The same applies to the carbon tax. It is probably the most efficient way of reducing carbon dioxide emissions in a closed economy. But we are not a closed economy, we import and export. The additional cost of the carbon tax on our steel and aluminium industries, for instance, may give a short term increase in revenue, but if it just makes them uncompetitive, you again lose in the long run. You lose business to overseas and end up with less revenue than otherwise. While Labor and the Greenies can dance with glee because their carbon tax has reduced carbon dioxide emissions in Australia, there will have been no reduction from a global perspective, as the countries that have taken our business will increase theirs by an amount similar to our emissions reduction. And if the competitors are in countries with less onerous emission controls that we impose, there may be an actual increase in carbon dioxide emissions from a global perspective.
In an open economy, business tax revenue is not proportional to tax rate. It is not inelastic. There are consequences of increasing the impost on businesses that must compete in an open environment.
Back in 1990 Australia came 10th in the world for per capital CO2 emissions at 16 tonne per person.
By 2000 we'd climbed to 8th at 18.6 tonnes each. By 2005 we'd maintained our 8th position at 20.3 tonnes each, but the USA was now at 9th. In 2011 we're back to 9th (USA 10th) with 19 tonnes each. In 2011 China per capita CO2 emissions were only 7 tonnes each. Seems a bit unfair to be saying we can pump out nearly 3 times s much as the Chinese and therefore don't need to do anything because we're just 1.2% of the global total (yet just 0.35% of the worlds population. The world avg in 2011 was just 4.9.

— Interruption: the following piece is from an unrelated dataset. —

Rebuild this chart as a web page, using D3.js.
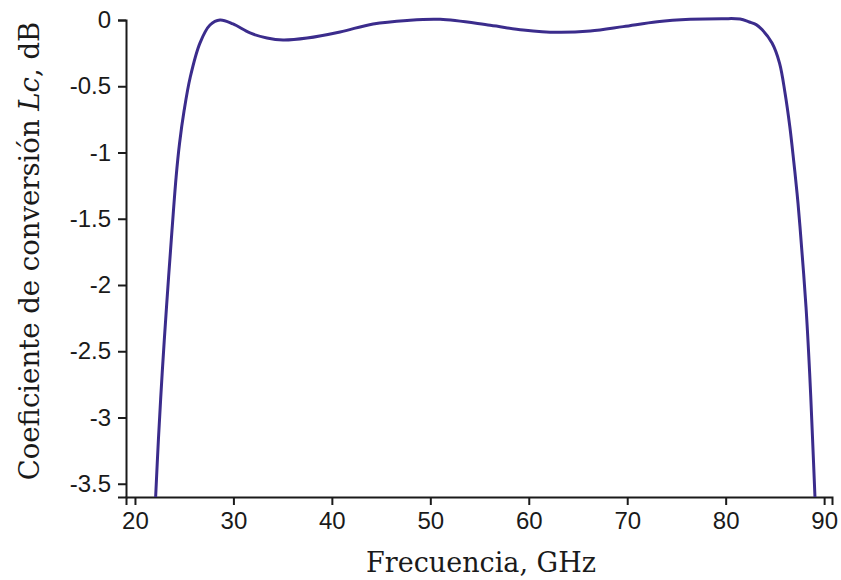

As for the current carbon reduction scheme affecting trade exposed industries, well they got the majority of their permits for free, so the impact was minimal to them, and in some cases they were able to make money on selling their excess permits.
I'd argue quite often the reason energy intensive companies have shut down in Australia is because they had not invested in worlds best practice plant and production techniques. I'd also argue it is because of the short sightedness of our politicians that has caused the fixed cost of the electricity networks to sky rocket, and with the gladstone LNG plants now sucking out all available gas the east coast market now has to try and remain competitive when gas prices will just about triple over the next few years.